In the case of “Green Snail” the tea is formed into a sort of double coil. First the leaf is rolled vertically, then it is rolled horizontally. The shape is said to resemble a snail which has been cooked and pulled out of its shell. Well, which you can see from the picture, it does. Yum.
While this tea may not be real “Bi Luo Chun” from Jiangsu, it is a very solid green tea.
I find with these assortments from Yunnan Sourcing, there is usually a couple exceptional teas, one unusual tea, and one that is just a solid, well priced example of the classification. A daily drinker, if you will.
This tea seems to be the daily drinker in this bunch. It is a super solid example of Yunnan green tea. Good clean flavor, forgiving of careless brewing, stands up to multiple brews, but doesn’t require it. I took it to my Mom’s house over the holiday and drank it every day.
First it’s a bit odd that it isn’t formed. Second, it is ridiculously light, almost a White Tea, or the ghost of a green tea.
Oh, but we haven’t talked about that yet.
White tea production is the simplest, the tea is picked, withered slightly, and dried. That’s pretty much it.
Green tea is slightly more complicated.
First, in general, white tea contains a slightly larger leaf to bud ratio than most White teas.
Second, after withering, the green tea undergoes something which is usually called “Kill Green”.
“Kill Green” refers to quickly heating the tea to stop the enzymatic action from changing the green color. Usually this is done, at a more rustic level, in something that looks a bit like a large wok, or at a more industrial level, in something that looks like a cross between a clothes dryer and a cement mixer. Alternatively, sometimes the tea is steamed, though this is more common in Japan.
After the “Kill Green” step, green tea is usually, (and I say usually, because obviously this tea has not,) formed into a some sort of shape that will prevent it from breaking in transport. A spear shape, or a roll, or a pearl shape, etc. There are different styles in different regions.
The tea is then dried at a low temperature.
This tea looks basically like White Peony (Bai Mudan) which has undergone a kill green step.
According to the Yunnan Sourcing this tea is grown from a specific varietal and picked very early in the spring.
It is super light in flavor, in almost every way the complete opposite of the robust late harvest Teng Chong Hui Long Zhai I drank yesterday. There is an earthy vegetal nutty character and a lingering sweetness. A bit of astringency in the middle steeps reminds you it is green tea, and not a white tea. But it has quite a nice, and subtle aftertaste.
I’m starting a new project in the new year. After spending the last few months drinking White Tea, I’m going to immerse myself in Green Tea for the next bit of time.
I started by ordering a Green Tea sampler from Yunnan Sourcing which includes Five 50g portions of various teas from Yunnan.

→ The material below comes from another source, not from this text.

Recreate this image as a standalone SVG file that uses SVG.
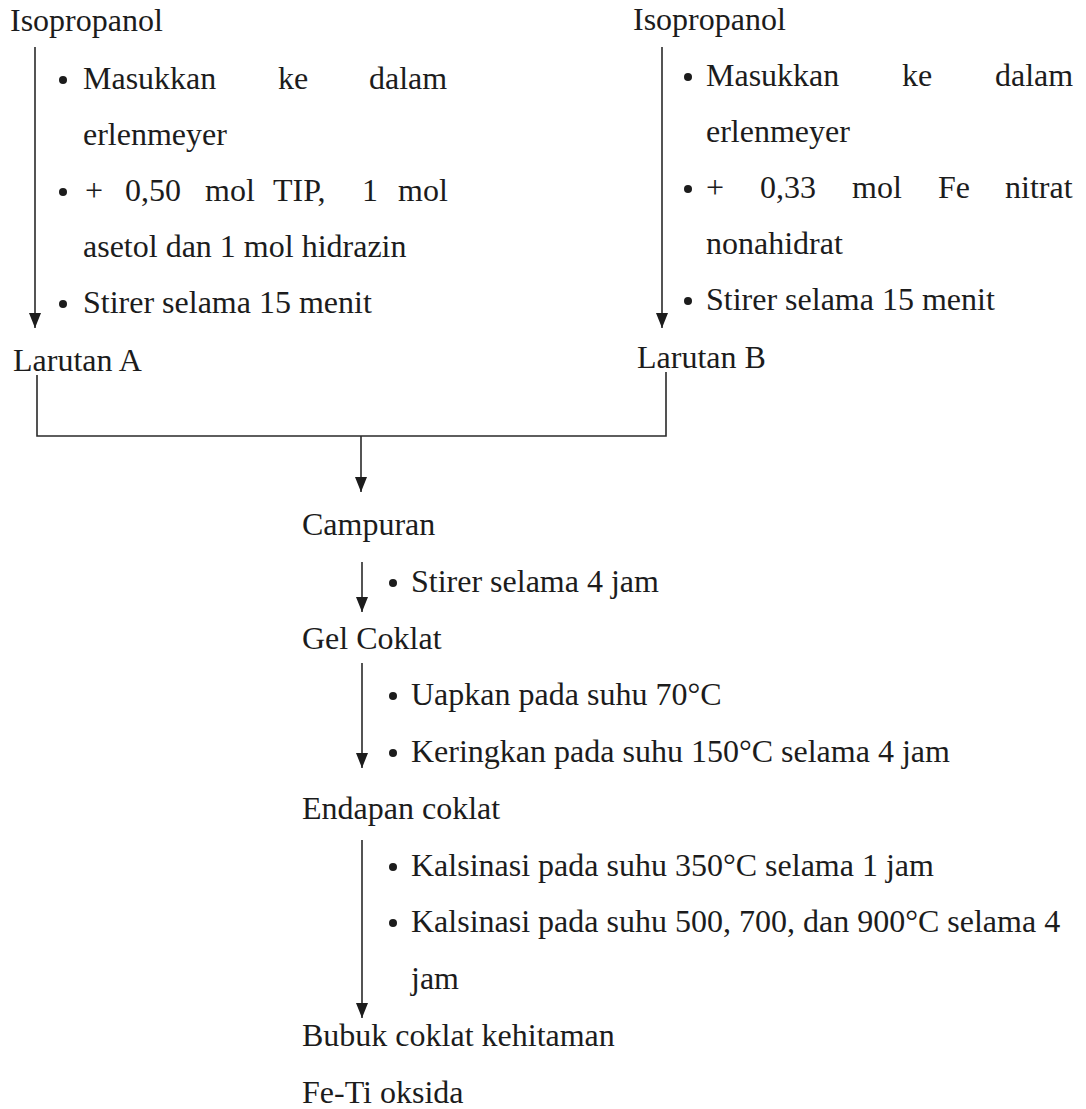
<svg xmlns="http://www.w3.org/2000/svg" width="1086" height="1109" viewBox="0 0 1086 1109">
<defs>
<style>
text{font-family:"Liberation Serif","Times New Roman",serif;font-size:32px;fill:#1c1c1c}
.ln{fill:none;stroke:#2a2a2a;stroke-width:1.6}
.b{fill:#1c1c1c}
</style>
<marker id="ah" viewBox="0 0 12 15" refX="6" refY="15" markerWidth="12" markerHeight="15" markerUnits="userSpaceOnUse" orient="0">
<path d="M0,0 L12,0 L6,15 z" fill="#1c1c1c"/>
</marker>
</defs>
<rect width="1086" height="1109" fill="#ffffff"/>

<g id="connectors">
<path class="ln" d="M35,47 L35,328" marker-end="url(#ah)"/>
<path class="ln" d="M662,47 L662,328" marker-end="url(#ah)"/>
<path class="ln" d="M37,375 L37,436 L666,436 L666,372"/>
<path class="ln" d="M361,436 L361,492" marker-end="url(#ah)"/>
<path class="ln" d="M362,562 L362,612" marker-end="url(#ah)"/>
<path class="ln" d="M362,663 L362,768" marker-end="url(#ah)"/>
<path class="ln" d="M362,840 L362,1018" marker-end="url(#ah)"/>
</g>

<g id="node-isopropanol-a"><text x="10" y="31">Isopropanol</text></g>
<g id="steps-a">
<circle class="b" cx="63" cy="80" r="4"/>
<circle class="b" cx="63" cy="192" r="4"/>
<circle class="b" cx="63" cy="304" r="4"/>
<text y="89"><tspan x="83">Masukkan</tspan><tspan x="278">ke</tspan><tspan x="369">dalam</tspan></text>
<text x="83" y="145">erlenmeyer</text>
<text y="201"><tspan x="85">+</tspan><tspan x="125">0,50</tspan><tspan x="205">mol</tspan><tspan x="273">TIP,</tspan><tspan x="362">1</tspan><tspan x="398">mol</tspan></text>
<text x="83" y="257">asetol dan 1 mol hidrazin</text>
<text x="83" y="313">Stirer selama 15 menit</text>
</g>
<g id="node-larutan-a"><text x="13" y="371">Larutan A</text></g>

<g id="node-isopropanol-b"><text x="633" y="30">Isopropanol</text></g>
<g id="steps-b">
<circle class="b" cx="688" cy="77" r="4"/>
<circle class="b" cx="688" cy="189" r="4"/>
<circle class="b" cx="688" cy="301" r="4"/>
<text y="86"><tspan x="706">Masukkan</tspan><tspan x="902">ke</tspan><tspan x="995">dalam</tspan></text>
<text x="706" y="142">erlenmeyer</text>
<text y="198"><tspan x="706">+</tspan><tspan x="760">0,33</tspan><tspan x="852">mol</tspan><tspan x="938">Fe</tspan><tspan x="1005">nitrat</tspan></text>
<text x="706" y="254">nonahidrat</text>
<text x="706" y="310">Stirer selama 15 menit</text>
</g>
<g id="node-larutan-b"><text x="637" y="368">Larutan B</text></g>

<g id="node-campuran"><text x="302" y="535">Campuran</text></g>
<g id="steps-campuran">
<circle class="b" cx="393" cy="583" r="4"/>
<text x="411" y="592">Stirer selama 4 jam</text>
</g>
<g id="node-gel-coklat"><text x="302" y="649">Gel Coklat</text></g>
<g id="steps-gel">
<circle class="b" cx="393" cy="696" r="4"/>
<circle class="b" cx="393" cy="753" r="4"/>
<text x="411" y="705">Uapkan pada suhu 70°C</text>
<text x="411" y="762">Keringkan pada suhu 150°C selama 4 jam</text>
</g>
<g id="node-endapan"><text x="302" y="819">Endapan coklat</text></g>
<g id="steps-endapan">
<circle class="b" cx="393" cy="867" r="4"/>
<circle class="b" cx="393" cy="923" r="4"/>
<text x="411" y="876">Kalsinasi pada suhu 350°C selama 1 jam</text>
<text x="411" y="932">Kalsinasi pada suhu 500, 700, dan 900°C selama 4</text>
<text x="411" y="989">jam</text>
</g>
<g id="node-bubuk">
<text x="302" y="1046">Bubuk coklat kehitaman</text>
<text x="302" y="1103">Fe-Ti oksida</text>
</g>
</svg>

If you aren’t familiar with metric portioning, ordering teas in metric amounts can be a bit daunting, (but, frankly, ounces are way worse).
To make things easier, think about it like this. A typical teaspoon of tea is about 2g, which is a single British/American portion of single steep, broken tea.
But, you say, “Erik, you just ordered 250g of green tea, that’s 125 servings of tea. How on earth are you going to drink that?”
Well, let’s just say, I use more than 2g of tea per serving.
A typical amount used for a single serving of multi-steeped, whole leaf, Chinese tea is more like 5g (or 7g, if you’re really working it), which is really just 50 servings. A month and a half, if you only drink one batch of tea a day.
Anyway, this is a very nice tea, though not a green tea for wall flowers.
It has a nice early vegetal aroma, chewy but not overwhelming bitterness, and a very long lasting sweet aftertaste. Appetite building! A bit like a slightly less assertive Raw (Sheng) Pu-Erh. Oh, and a pretty zippy caffeine content! Scott from Yunnan Sourcing says it is a good morning tea, and I agree.